Scientific classification
- Kingdom: Plantae
- Clade: Embryophytes
- Clade: Tracheophytes
- Clade: Angiosperms
- Clade: Eudicots
- Order: Caryophyllales
- Family: Polygonaceae
- Genus: Eriogonum
- Species: E. palmerianum
- Binomial name: Eriogonum palmerianum Reveal
- Synonyms: Eriogonum baileyi var. tomentosum ; Eriogonum plumatella var. palmeri ;

= Eriogonum palmerianum =

- Genus: Eriogonum
- Species: palmerianum
- Authority: Reveal

Species of wild buckwheat

Eriogonum palmerianum is a species of wild buckwheat known by the common name Palmer's buckwheat. It is native to the Southwestern region of the United States and Great Basin region, where it grows in many types of desert and sagebrush plateau habitat.

==Description==
This is an annual herb producing an erect stem up to 30 centimeters tall which is coated in woolly fibers. The leaves are located around the base of the stem and are borne on short petioles.

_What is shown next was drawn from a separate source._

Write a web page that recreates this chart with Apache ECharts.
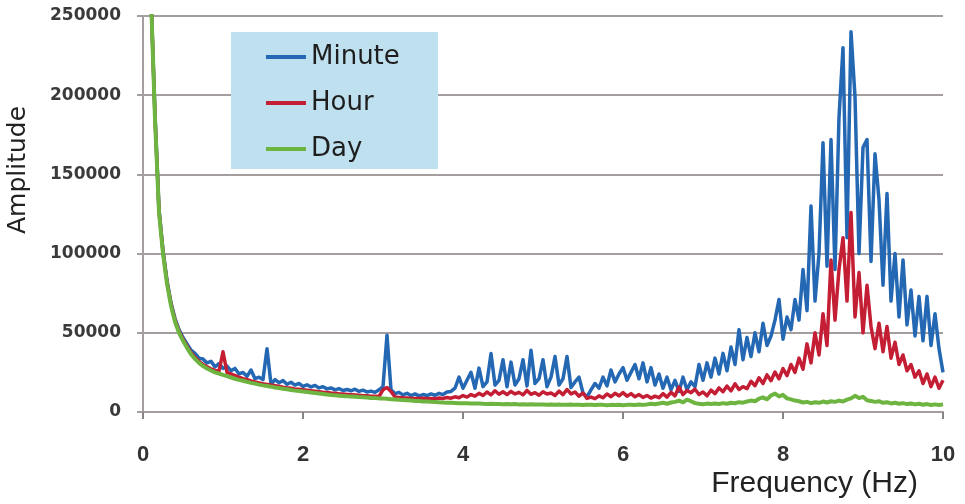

The upper part of the stem spreads into an inflorescence lined with clusters of small white, yellow, or pink flowers.

==Taxonomy==
In 1870 Asa Gray scientifically described a variety of Eriogonum plumatella which he named palmeri and attributed to John Torrey. In 1968 James L. Reveal reclassified it as a species, renaming it Eriogonum palmerianum. Along with the rest of the Eriogonum genus it is classified in the Polygonaceae family. It has one other heterotypic synonym, Eriogonum baileyi var. tomentosum published in 1877 by Sereno Watson.

==Range==
Palmer's buckwheat native in the southwestern United States. In California it grows in just the south and eastern areas, but is widespread in Nevada. In Idaho it is only recorded in Owyhee County in the southwestern corner of the state, but it is found in most of both Utah and Arizona. In Colorado it is native to just two western counties, Mesa and Montezuma and similarly just Hidalgo and Grant counties in the southwestern New Mexico.